Update: I listened to a Michael Novak booktalk on that new Social Justice Doesn’t Exist book. Yeah, he’s still wrong.
But to be fair, the virtue of social justice that he wants to make the entirety of it is a real virtue and one that needs to be at the foundation of any activism or policy argument. Virtues live in natural persons, is his point. This is a non-dumb point. A municipal body has no soul to save any more than any other kind of a corporation has. But he has a kind of prosopagnosia of the commons: he can’t see that there is such a thing as a community, he can’t see the face of the city. And so he leaves out distributive justice as a thing that exists, and leaves out the overall economic wellbeing of a community as a category of thought for anyone to consider, including apparently that community’s guardians.
And he perpetually strawmans social justice: because socialists make social justice a thing about the state, and make it be code for “taking other people’s money and redistributing it,” (i.e. taxation and social programs), therefore it is only and everywhere an excuse for theft and grandiosity. He just doesn’t think about what the good version of such a thing might be.
When the distributist tradition isn’t about personal cows (and I have nothing against cows,) and when it’s not just an economic program about co-ops (and I have nothing against co-ops), and when it’s not about doing proper DIYish work and not being alienated from your labor (and I have nothing against Matthew Crawford,) what it can be is a modern, considered response to exactly what Novak is getting wrong.
There is such a thing as a city, a local community; there is such a thing as that community doing well; economics is part of that; collective ownership is not a great idea for most things; there is a way to care about the wellbeing of your city that is not in conflict with seeking individual virtue and caring about the wellbeing of other individual citizens.

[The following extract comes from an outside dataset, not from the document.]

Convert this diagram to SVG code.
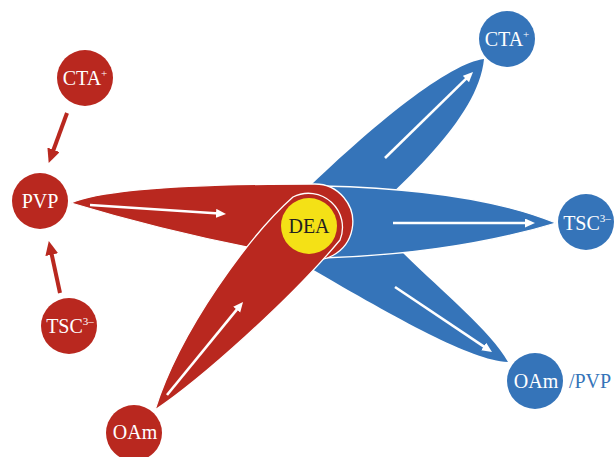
<svg xmlns="http://www.w3.org/2000/svg" width="614" height="457" viewBox="0 0 614 457">
<style>
.red{fill:#b9281f}
.blue{fill:#3574b9}
.petal{stroke:#ffffff;stroke-width:1.3;stroke-linejoin:round}
.lbl{font-family:"Liberation Serif","Times New Roman",serif;font-size:20px;fill:#ffffff;text-anchor:middle}
.sup{font-size:11px}
.warr{stroke:#ffffff;stroke-width:2.6;fill:none}
.rarr{stroke:#b9281f;stroke-width:4;fill:none}
</style>
<defs>
<marker id="wh" markerUnits="userSpaceOnUse" markerWidth="12" markerHeight="10" refX="3" refY="4.5" orient="auto">
<path d="M0,0 L10,4.5 L0,9 Z" fill="#ffffff"/>
</marker>
<marker id="rh" markerUnits="userSpaceOnUse" markerWidth="16" markerHeight="14" refX="5" refY="6.5" orient="auto">
<path d="M0,0 L14,6.5 L0,13 Z" fill="#b9281f"/>
</marker>
</defs>

<g id="petals">
<path id="petal-blue-up" class="blue" d="M484,59 C450,63 375,122 296,200 L345,238 C400,185 478,120 484,59 Z"/>
<path id="petal-blue-down" class="blue" d="M330,240 L400,250 C440,290 490,330 508,362 C470,360 400,320 310,268 Z"/>
<path id="petal-blue-right" class="blue petal" d="M322,186 C420,188 500,200 556,223 C500,240 420,255 322,258 A36,36 0 0 1 322,186 Z"/>
<path id="petal-red-left" class="red petal" d="M71,203 C100,190 180,184 314,184 A38,38 0 1 1 300,257 Q180,236 71,203 Z"/>
<path id="petal-red-diag" class="red petal" d="M155,410 C200,380 290,300 340,240 A34,34 0 0 0 293,197 C250,235 180,330 155,410 Z"/>
</g>

<g id="connectors">
<line class="warr" x1="90" y1="205" x2="219" y2="213.5" marker-end="url(#wh)"/>
<line class="warr" x1="167" y1="395" x2="238.6" y2="307.4" marker-end="url(#wh)"/>
<line class="warr" x1="385" y1="158" x2="468" y2="76.9" marker-end="url(#wh)"/>
<line class="warr" x1="393" y1="223" x2="528" y2="223" marker-end="url(#wh)"/>
<line class="warr" x1="395" y1="287" x2="486.2" y2="348.1" marker-end="url(#wh)"/>
<line class="rarr" x1="67" y1="113" x2="51.8" y2="154.5" marker-end="url(#rh)"/>
<line class="rarr" x1="60" y1="293" x2="50.7" y2="249.8" marker-end="url(#rh)"/>
</g>

<g id="node-dea">
<circle cx="309" cy="226" r="28" fill="#f4e116"/>
<text class="lbl" x="309" y="233" style="fill:#231f20">DEA</text>
</g>

<g id="node-cta-red">
<circle class="red" cx="85" cy="78" r="28"/>
<text class="lbl" x="85" y="85">CTA<tspan class="sup" dy="-8">+</tspan></text>
</g>
<g id="node-pvp-red">
<circle class="red" cx="40" cy="201" r="28"/>
<text class="lbl" x="40" y="208">PVP</text>
</g>
<g id="node-tsc-red">
<circle class="red" cx="69" cy="326" r="28"/>
<text class="lbl" x="70" y="333">TSC<tspan class="sup" dy="-8">3–</tspan></text>
</g>
<g id="node-oam-red">
<circle class="red" cx="134" cy="433" r="28"/>
<text class="lbl" x="135" y="439">OAm</text>
</g>

<g id="node-cta-blue">
<circle class="blue" cx="507" cy="39" r="28"/>
<text class="lbl" x="507" y="46">CTA<tspan class="sup" dy="-8">+</tspan></text>
</g>
<g id="node-tsc-blue">
<circle class="blue" cx="586" cy="222" r="28"/>
<text class="lbl" x="587" y="230">TSC<tspan class="sup" dy="-8">3–</tspan></text>
</g>
<g id="node-oam-blue">
<circle class="blue" cx="535" cy="381" r="28"/>
<text class="lbl" x="536" y="388">OAm</text>
<text class="lbl" x="590" y="388" style="fill:#3574b9">/PVP</text>
</g>
</svg>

There’s a DIY instinct to distributism, and I think there’s something beyond aesthetics and a love of homebrew that’s behind that. Where the DIY ethos enters into it is that the economic care of the community is something that we are all called to. This is not a specialized calling. Governing a city may be a specialized calling: I’m not convinced that we need to have the vote or that we are definitely all supposed to be sovereigns of our state. Defending a city is a specialized calling, which I am happy to leave to the army and the police. Governing a household is not a specialized calling; every head of a household is its governor, in a real sense. Economically participating in a household is not a specialized calling– even less of one; children do not govern in their households, but they participate in them economically, even if only by setting the table and helping with the dishes.

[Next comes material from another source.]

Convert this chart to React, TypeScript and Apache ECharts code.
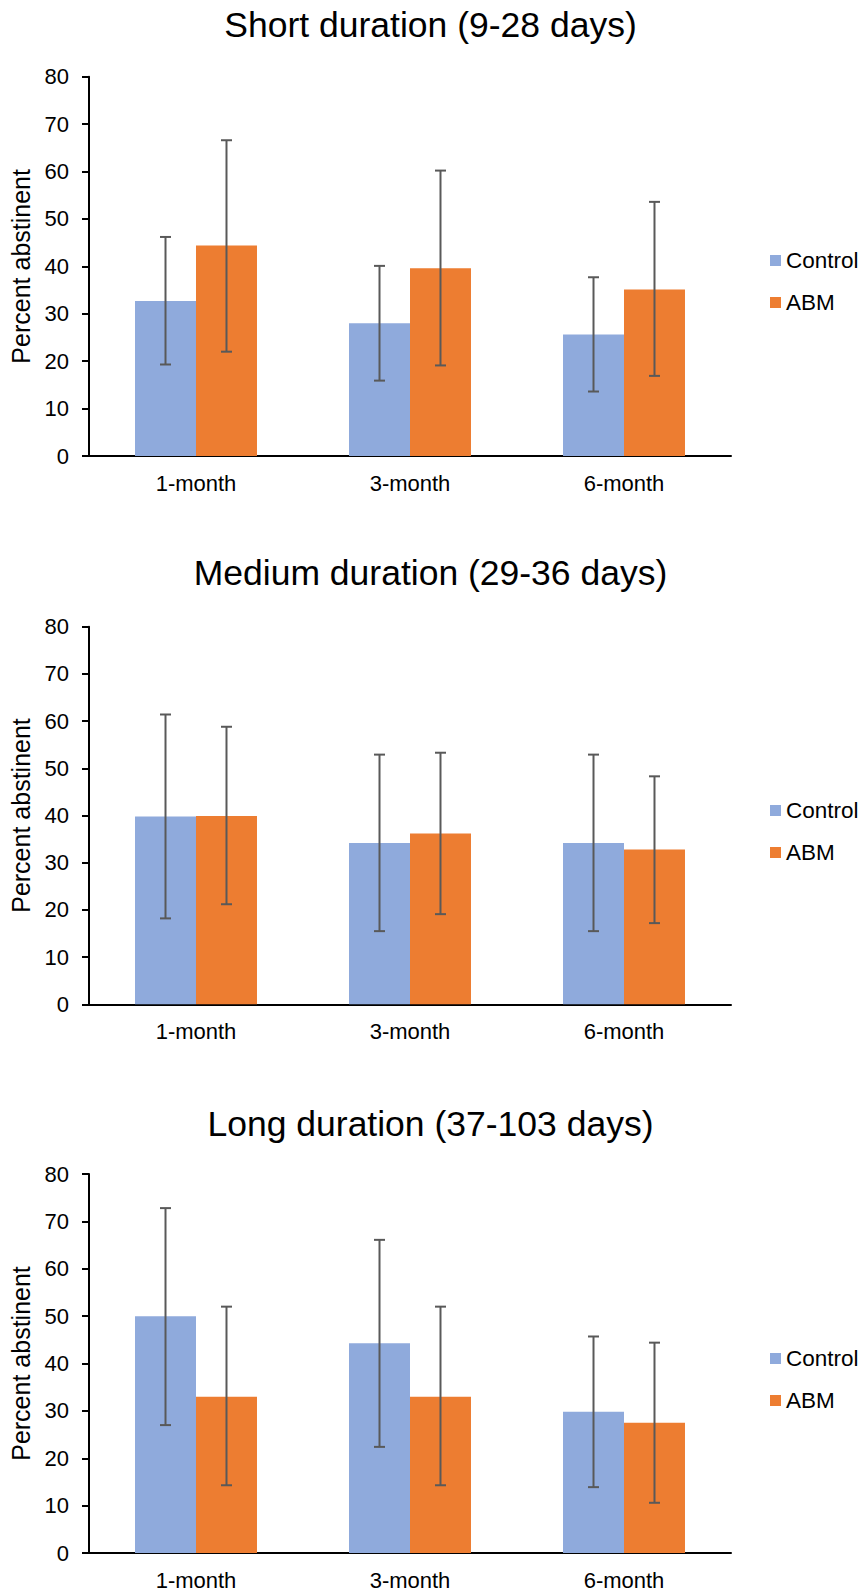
import React, { useEffect, useRef } from "react";
import * as echarts from "echarts";

const FONT = "Arial, 'Liberation Sans', sans-serif";

const categories = ["1-month", "3-month", "6-month"];
const seriesNames = ["Control", "ABM"];
const titles = [
  "Short duration (9-28 days)",
  "Medium duration (29-36 days)",
  "Long duration (37-103 days)",
];
const yTicks = { min: 0, max: 80, interval: 10 };

// Short duration
const shortControl = [32.7, 28.0, 25.6];
const shortControlLow = [19.3, 15.9, 13.6];
const shortControlHigh = [46.2, 40.1, 37.7];
const shortAbm = [44.4, 39.6, 35.1];
const shortAbmLow = [22.0, 19.1, 16.9];
const shortAbmHigh = [66.6, 60.2, 53.6];

// Medium duration
const mediumControl = [39.8, 34.2, 34.2];
const mediumControlLow = [18.2, 15.5, 15.5];
const mediumControlHigh = [61.4, 52.9, 52.9];
const mediumAbm = [39.9, 36.2, 32.8];
const mediumAbmLow = [21.2, 19.1, 17.2];
const mediumAbmHigh = [58.8, 53.3, 48.3];

// Long duration
const longControl = [50.0, 44.3, 29.8];
const longControlLow = [27.0, 22.4, 13.9];
const longControlHigh = [72.8, 66.1, 45.7];
const longAbm = [33.0, 33.0, 27.5];
const longAbmLow = [14.3, 14.3, 10.6];
const longAbmHigh = [52.0, 52.0, 44.4];

const panels = [
  {
    values: [shortControl, shortAbm],
    lows: [shortControlLow, shortAbmLow],
    highs: [shortControlHigh, shortAbmHigh],
  },
  {
    values: [mediumControl, mediumAbm],
    lows: [mediumControlLow, mediumAbmLow],
    highs: [mediumControlHigh, mediumAbmHigh],
  },
  {
    values: [longControl, longAbm],
    lows: [longControlLow, longAbmLow],
    highs: [longControlHigh, longAbmHigh],
  },
];

const COLORS = ["#8FAADC", "#ED7D31"];
const CAT_GAP = 0.43;

const layout = [
  { top: 76.7, height: 379.3, titleTop: 7, legendTop: 249 },
  { top: 626.7, height: 377.6, titleTop: 555, legendTop: 799 },
  { top: 1174, height: 379, titleTop: 1106, legendTop: 1347 },
];

function buildOption() {
  const grid: any[] = [];
  const xAxis: any[] = [];
  const yAxis: any[] = [];
  const title: any[] = [];
  const legend: any[] = [];
  const series: any[] = [];

  panels.forEach((p, i) => {
    const L = layout[i];
    grid.push({ left: 89, width: 642, top: L.top, height: L.height });
    title.push({
      text: titles[i],
      left: "center",
      top: L.titleTop,
      padding: 0,
      textStyle: { fontSize: 35.5, fontWeight: "normal", color: "#000", fontFamily: FONT },
    });
    legend.push({
      orient: "vertical",
      left: 770,
      top: L.legendTop,
      padding: 0,
      itemWidth: 11,
      itemHeight: 11,
      itemGap: 19,
      icon: "rect",
      data: seriesNames,
      textStyle: { fontSize: 22.5, color: "#000", fontFamily: FONT },
    });
    xAxis.push({
      type: "category",
      gridIndex: i,
      data: categories,
      axisLine: { lineStyle: { color: "#000", width: 2 } },
      axisTick: { show: false },
      axisLabel: { fontSize: 22, color: "#000", margin: 16, fontFamily: FONT },
    });
    yAxis.push({
      type: "value",
      gridIndex: i,
      min: yTicks.min,
      max: yTicks.max,
      interval: yTicks.interval,
      name: "Percent abstinent",
      nameLocation: "middle",
      nameGap: 54,
      nameTextStyle: { fontSize: 25, color: "#000", fontFamily: FONT },
      axisLine: { show: true, lineStyle: { color: "#000", width: 2 } },
      axisTick: { show: true, length: 7, lineStyle: { color: "#000", width: 2 } },
      splitLine: { show: false },
      axisLabel: { fontSize: 22, color: "#000", margin: 20, fontFamily: FONT },
    });

    seriesNames.forEach((name, s) => {
      series.push({
        type: "bar",
        name,
        xAxisIndex: i,
        yAxisIndex: i,
        data: p.values[s],
        barGap: "0%",
        barCategoryGap: CAT_GAP * 100 + "%",
        itemStyle: { color: COLORS[s] },
        z: 2,
      });
    });
    seriesNames.forEach((name, s) => {
      const sign = s === 0 ? -1 : 1;
      series.push({
        type: "custom",
        name: name + " error",
        xAxisIndex: i,
        yAxisIndex: i,
        z: 5,
        silent: true,
        encode: { x: 0, y: [1, 2] },
        data: categories.map((_, c) => [c, p.lows[s][c], p.highs[s][c]]),
        renderItem: (params: any, api: any) => {
          const c = api.value(0);
          const lo = api.coord([c, api.value(1)]);
          const hi = api.coord([c, api.value(2)]);
          const band = api.size([1, 0])[0];
          const barW = (band * (1 - CAT_GAP)) / 2;
          const x = lo[0] + (sign * barW) / 2;
          const cap = 5.5;
          const style = { stroke: "#595959", lineWidth: 2 };
          return {
            type: "group",
            children: [
              { type: "line", shape: { x1: x, y1: hi[1], x2: x, y2: lo[1] }, style },
              { type: "line", shape: { x1: x - cap, y1: hi[1], x2: x + cap, y2: hi[1] }, style },
              { type: "line", shape: { x1: x - cap, y1: lo[1], x2: x + cap, y2: lo[1] }, style },
            ],
          };
        },
      });
    });
  });

  return {
    animation: false,
    backgroundColor: "#fff",
    textStyle: { fontFamily: FONT },
    title,
    legend,
    grid,
    xAxis,
    yAxis,
    series,
  };
}

export default function App() {
  const ref = useRef<HTMLDivElement>(null);
  useEffect(() => {
    if (!ref.current) return;
    const chart = echarts.init(ref.current, undefined, { renderer: "svg" });
    chart.setOption(buildOption() as any);
    return () => chart.dispose();
  }, []);
  return (
    <div
      ref={ref}
      style={{ position: "absolute", left: 0, top: 0, width: 861, height: 1591, background: "#fff" }}
    />
  );
}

And participating in the economics of a community, being in a sense responsible in and to it, is also not a specialized calling– it can’t be, precisely because households are not self-sustaining economic units. The kid who does his chores is having an economic impact on the surrounding households, on the city as a whole. This is part of the natural order. Because he has an impact, he has a responsibility; because he is called as a human to at least be aware of the fact that his fellow citizens, like him, need to eat, he has a responsibility.